__Short exercise__: The material below includes pictures; leave them out and return only the lines between the line containing "Reproduce this chart with matplotlib." and the line containing "plt.rcParams['mathtext.rm'] = 'Liberation", inclusive, word for word.
# start of Entries
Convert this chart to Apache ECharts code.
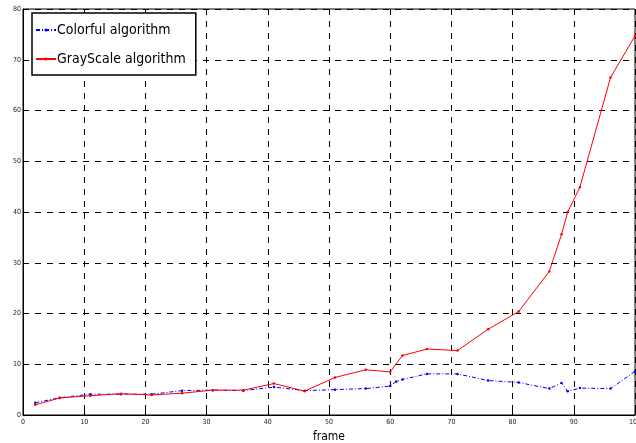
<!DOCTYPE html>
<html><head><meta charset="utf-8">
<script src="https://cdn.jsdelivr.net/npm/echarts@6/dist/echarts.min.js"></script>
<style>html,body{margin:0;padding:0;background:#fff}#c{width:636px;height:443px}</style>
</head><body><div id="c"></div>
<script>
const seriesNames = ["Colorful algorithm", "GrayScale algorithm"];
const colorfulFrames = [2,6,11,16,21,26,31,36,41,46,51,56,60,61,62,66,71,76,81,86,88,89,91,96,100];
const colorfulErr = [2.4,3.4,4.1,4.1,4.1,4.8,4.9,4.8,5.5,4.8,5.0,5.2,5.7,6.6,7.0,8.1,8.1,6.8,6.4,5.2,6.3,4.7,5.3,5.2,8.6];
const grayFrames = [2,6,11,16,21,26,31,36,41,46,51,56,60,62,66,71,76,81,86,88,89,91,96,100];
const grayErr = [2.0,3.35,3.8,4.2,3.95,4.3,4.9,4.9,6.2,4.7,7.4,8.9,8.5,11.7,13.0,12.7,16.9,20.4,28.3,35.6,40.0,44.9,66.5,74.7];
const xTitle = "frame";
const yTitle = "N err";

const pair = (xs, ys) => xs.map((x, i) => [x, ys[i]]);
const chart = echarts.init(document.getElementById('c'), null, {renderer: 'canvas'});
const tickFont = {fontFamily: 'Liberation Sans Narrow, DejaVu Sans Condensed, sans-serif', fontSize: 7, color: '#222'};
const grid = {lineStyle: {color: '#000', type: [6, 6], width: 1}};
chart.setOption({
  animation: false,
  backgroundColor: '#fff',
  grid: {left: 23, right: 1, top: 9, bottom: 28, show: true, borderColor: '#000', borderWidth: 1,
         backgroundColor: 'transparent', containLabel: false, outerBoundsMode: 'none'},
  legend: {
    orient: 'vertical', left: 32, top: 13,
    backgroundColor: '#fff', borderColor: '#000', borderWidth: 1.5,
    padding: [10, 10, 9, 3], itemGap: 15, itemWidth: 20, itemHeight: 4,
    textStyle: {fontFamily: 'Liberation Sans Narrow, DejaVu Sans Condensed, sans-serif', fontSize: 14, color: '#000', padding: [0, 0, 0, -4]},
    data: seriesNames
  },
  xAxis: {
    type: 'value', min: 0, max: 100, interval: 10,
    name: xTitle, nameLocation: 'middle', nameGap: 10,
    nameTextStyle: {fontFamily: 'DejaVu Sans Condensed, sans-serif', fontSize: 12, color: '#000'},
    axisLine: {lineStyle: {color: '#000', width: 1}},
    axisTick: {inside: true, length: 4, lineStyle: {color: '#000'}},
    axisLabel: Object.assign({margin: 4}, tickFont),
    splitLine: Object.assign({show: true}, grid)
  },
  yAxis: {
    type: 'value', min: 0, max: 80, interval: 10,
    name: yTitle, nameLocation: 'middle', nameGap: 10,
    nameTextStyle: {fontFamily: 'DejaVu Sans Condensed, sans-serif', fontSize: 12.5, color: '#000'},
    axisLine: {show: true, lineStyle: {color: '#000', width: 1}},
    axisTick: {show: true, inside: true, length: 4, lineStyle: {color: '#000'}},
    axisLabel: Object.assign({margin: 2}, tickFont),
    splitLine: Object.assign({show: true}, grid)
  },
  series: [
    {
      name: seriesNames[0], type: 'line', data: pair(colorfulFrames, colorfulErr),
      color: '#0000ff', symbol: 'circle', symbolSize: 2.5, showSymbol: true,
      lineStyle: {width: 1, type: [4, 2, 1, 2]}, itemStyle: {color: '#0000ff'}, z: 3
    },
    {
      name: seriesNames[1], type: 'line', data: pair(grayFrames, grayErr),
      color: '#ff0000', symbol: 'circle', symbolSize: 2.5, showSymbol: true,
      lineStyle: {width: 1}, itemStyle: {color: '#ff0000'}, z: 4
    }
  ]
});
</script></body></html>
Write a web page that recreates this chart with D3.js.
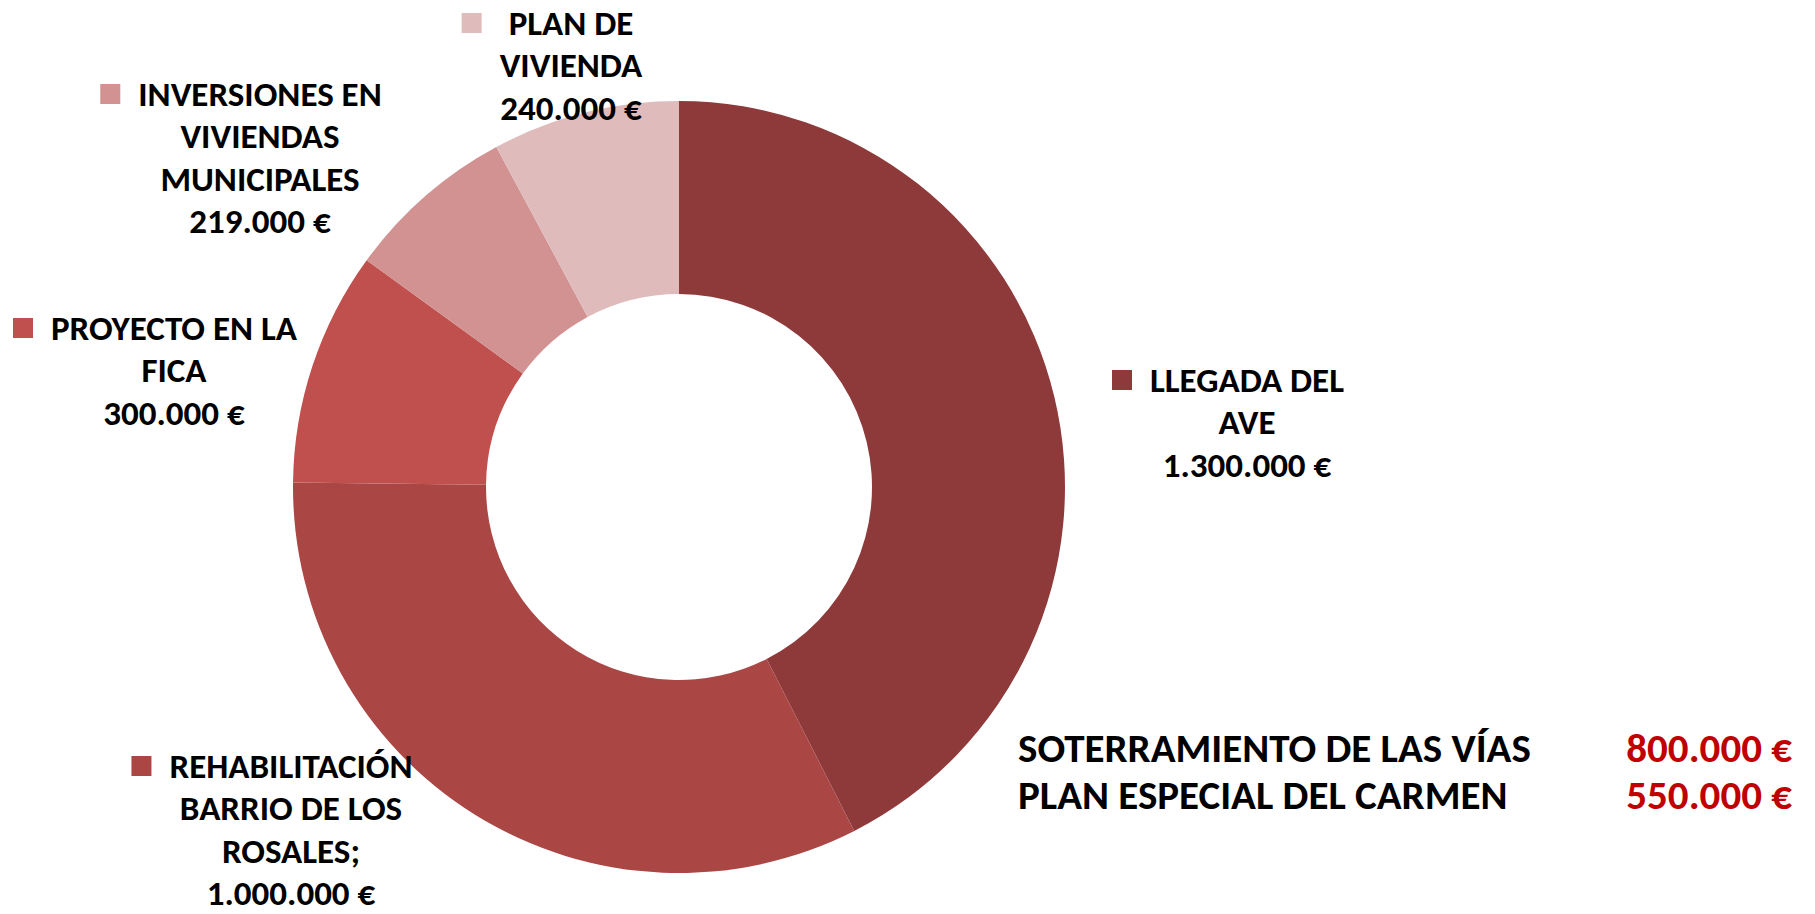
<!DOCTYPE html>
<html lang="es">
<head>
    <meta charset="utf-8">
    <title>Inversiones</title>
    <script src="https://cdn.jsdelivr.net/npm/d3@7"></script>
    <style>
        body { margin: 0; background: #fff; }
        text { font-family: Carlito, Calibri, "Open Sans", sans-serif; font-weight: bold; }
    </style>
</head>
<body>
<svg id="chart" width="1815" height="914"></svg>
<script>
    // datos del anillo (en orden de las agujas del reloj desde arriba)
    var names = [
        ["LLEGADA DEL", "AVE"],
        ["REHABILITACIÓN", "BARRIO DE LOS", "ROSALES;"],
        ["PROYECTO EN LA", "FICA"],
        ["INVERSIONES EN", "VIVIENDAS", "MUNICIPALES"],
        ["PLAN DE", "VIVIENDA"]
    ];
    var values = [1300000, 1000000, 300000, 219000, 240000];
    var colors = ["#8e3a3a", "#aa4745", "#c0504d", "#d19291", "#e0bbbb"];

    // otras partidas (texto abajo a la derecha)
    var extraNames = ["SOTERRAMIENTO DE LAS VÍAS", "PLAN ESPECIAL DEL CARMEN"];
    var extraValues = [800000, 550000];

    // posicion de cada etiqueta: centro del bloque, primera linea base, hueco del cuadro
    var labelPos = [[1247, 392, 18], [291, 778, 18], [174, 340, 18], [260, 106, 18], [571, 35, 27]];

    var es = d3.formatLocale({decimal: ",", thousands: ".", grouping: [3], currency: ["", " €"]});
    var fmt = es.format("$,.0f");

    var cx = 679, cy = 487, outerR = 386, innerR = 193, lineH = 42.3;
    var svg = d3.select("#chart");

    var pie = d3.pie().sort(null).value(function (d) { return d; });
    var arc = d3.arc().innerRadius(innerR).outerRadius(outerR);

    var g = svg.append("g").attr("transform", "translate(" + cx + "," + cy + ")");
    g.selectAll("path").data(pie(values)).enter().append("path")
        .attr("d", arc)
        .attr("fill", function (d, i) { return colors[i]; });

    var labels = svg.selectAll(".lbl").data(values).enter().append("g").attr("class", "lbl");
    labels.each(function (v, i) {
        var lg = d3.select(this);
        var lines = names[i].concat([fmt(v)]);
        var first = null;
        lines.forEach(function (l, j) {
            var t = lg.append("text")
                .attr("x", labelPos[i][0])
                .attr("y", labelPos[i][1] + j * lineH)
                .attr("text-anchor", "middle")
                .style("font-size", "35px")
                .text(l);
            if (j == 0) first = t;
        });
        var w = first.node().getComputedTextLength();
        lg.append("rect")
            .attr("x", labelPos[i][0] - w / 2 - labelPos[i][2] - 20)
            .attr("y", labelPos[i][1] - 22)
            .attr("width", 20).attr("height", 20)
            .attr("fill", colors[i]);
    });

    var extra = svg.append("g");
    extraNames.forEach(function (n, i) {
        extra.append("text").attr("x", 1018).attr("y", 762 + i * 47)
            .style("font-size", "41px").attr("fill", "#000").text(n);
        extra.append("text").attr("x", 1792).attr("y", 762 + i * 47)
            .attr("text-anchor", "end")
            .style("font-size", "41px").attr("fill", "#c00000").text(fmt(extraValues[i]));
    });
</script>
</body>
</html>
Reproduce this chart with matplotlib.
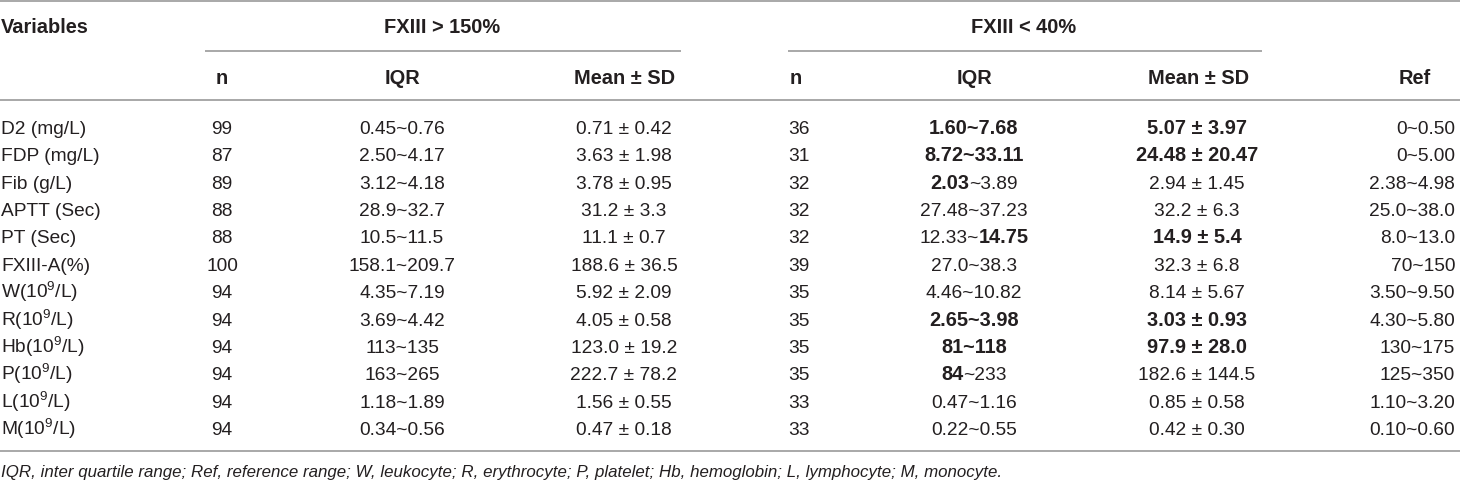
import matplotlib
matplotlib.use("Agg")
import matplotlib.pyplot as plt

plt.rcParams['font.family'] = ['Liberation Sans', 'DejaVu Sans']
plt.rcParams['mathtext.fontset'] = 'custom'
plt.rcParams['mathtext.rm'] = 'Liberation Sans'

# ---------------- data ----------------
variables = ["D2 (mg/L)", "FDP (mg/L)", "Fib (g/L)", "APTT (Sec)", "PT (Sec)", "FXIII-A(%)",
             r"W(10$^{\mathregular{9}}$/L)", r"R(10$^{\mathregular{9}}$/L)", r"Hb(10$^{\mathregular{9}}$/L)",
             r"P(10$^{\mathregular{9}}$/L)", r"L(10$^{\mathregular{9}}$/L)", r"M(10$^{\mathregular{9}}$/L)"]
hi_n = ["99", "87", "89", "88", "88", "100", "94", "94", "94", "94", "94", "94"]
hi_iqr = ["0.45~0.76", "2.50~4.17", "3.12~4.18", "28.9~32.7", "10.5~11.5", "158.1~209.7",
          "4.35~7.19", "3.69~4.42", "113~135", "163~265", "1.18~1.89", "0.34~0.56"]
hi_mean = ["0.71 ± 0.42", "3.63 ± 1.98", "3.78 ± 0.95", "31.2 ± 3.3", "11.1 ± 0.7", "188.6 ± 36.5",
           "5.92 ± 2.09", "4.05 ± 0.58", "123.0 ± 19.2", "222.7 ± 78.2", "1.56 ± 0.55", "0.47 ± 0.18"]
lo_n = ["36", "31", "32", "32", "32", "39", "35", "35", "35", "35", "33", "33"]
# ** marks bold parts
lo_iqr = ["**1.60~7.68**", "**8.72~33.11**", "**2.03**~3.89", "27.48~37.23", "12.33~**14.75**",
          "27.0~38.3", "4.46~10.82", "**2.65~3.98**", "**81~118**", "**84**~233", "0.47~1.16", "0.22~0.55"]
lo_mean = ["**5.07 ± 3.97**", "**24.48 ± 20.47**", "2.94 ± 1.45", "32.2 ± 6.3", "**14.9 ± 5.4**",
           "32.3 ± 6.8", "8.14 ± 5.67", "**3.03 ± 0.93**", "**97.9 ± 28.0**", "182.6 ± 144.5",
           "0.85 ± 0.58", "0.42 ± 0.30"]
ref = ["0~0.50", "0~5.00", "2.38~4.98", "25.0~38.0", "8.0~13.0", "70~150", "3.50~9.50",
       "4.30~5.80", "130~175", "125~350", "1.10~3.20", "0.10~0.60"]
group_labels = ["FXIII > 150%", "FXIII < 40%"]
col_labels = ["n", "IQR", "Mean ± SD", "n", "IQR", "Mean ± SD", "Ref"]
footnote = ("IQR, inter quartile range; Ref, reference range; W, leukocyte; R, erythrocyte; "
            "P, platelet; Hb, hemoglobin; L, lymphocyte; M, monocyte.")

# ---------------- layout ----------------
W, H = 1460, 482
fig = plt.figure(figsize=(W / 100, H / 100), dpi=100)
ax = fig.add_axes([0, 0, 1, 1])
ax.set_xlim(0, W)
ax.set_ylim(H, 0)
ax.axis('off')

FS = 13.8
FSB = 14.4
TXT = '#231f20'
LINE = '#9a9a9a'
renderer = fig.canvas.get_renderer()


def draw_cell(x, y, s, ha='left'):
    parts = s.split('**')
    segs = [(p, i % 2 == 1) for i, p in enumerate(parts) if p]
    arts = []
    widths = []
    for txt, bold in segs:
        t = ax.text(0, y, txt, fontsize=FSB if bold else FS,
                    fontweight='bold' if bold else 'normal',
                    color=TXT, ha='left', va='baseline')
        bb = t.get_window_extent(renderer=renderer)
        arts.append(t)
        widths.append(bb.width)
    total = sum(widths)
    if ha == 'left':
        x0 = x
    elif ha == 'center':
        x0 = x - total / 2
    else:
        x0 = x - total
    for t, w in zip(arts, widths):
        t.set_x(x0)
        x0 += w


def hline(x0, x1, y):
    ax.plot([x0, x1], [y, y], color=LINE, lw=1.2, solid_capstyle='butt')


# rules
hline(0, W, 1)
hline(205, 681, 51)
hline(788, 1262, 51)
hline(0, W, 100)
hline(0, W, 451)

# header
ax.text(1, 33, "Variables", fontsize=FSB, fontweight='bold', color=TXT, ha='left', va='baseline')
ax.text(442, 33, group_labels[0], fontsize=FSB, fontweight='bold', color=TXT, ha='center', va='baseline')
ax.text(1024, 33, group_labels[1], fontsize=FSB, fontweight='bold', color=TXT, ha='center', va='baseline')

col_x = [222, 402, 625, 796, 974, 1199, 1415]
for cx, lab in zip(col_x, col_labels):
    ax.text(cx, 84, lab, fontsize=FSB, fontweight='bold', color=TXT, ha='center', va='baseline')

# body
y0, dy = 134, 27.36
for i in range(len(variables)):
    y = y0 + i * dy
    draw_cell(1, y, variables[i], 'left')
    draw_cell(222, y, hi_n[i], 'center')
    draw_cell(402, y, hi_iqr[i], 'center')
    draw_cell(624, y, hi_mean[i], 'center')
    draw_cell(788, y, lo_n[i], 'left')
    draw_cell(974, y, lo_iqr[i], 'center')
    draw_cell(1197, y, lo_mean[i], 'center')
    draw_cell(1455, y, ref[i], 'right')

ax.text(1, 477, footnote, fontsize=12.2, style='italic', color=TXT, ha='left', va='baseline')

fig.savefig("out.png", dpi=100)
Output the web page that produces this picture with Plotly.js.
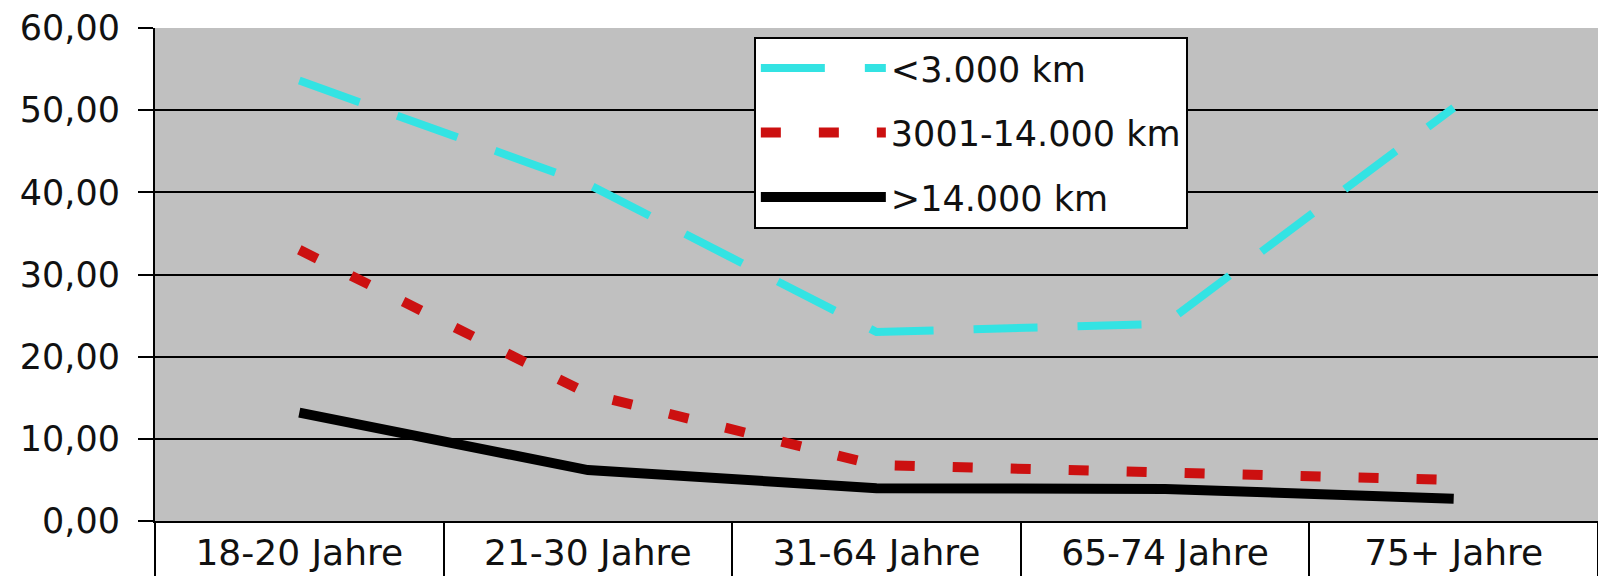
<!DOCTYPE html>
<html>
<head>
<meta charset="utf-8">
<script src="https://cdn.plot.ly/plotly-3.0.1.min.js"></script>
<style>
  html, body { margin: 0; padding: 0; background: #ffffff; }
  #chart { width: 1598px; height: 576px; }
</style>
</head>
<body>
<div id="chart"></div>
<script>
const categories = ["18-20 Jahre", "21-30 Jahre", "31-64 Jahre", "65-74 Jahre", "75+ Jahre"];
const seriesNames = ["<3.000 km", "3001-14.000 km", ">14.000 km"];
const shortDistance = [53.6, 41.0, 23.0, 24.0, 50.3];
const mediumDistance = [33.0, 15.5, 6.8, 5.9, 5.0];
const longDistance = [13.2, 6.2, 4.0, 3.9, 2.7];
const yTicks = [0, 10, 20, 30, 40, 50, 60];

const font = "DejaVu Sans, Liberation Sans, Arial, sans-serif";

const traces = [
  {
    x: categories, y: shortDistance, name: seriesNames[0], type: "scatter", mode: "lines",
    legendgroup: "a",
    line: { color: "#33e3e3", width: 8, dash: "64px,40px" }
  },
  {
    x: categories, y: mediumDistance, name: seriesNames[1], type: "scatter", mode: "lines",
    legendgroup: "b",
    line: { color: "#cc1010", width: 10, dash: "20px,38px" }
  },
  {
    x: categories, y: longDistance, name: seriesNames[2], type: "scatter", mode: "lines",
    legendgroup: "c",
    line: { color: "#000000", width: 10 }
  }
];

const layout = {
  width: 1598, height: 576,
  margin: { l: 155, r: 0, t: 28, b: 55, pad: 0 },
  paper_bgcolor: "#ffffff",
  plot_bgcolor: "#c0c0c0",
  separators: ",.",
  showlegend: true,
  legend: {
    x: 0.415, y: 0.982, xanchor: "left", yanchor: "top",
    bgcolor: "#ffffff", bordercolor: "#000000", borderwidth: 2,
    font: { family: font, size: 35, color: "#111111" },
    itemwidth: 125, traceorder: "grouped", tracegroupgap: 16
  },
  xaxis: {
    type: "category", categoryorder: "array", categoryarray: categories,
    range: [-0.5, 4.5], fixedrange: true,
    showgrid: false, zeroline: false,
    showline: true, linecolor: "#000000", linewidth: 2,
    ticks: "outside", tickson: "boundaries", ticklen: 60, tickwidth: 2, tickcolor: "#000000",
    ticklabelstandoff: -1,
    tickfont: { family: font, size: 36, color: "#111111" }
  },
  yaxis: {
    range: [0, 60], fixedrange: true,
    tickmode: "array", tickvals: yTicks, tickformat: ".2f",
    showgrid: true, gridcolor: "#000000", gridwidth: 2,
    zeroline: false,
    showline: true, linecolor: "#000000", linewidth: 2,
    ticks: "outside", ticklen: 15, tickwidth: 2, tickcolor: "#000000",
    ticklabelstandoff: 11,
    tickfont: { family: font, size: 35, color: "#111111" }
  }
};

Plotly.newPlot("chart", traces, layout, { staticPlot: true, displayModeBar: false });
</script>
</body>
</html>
# end of Entries
__Exercise response__:
Reproduce this chart with matplotlib.
import matplotlib
matplotlib.use("Agg")
import matplotlib.pyplot as plt

plt.rcParams['font.family'] = ['Liberation Sans', 'DejaVu Sans']
plt.rcParams['mathtext.fontset'] = 'custom'
plt.rcParams['mathtext.rm'] = 'Liberation Sans'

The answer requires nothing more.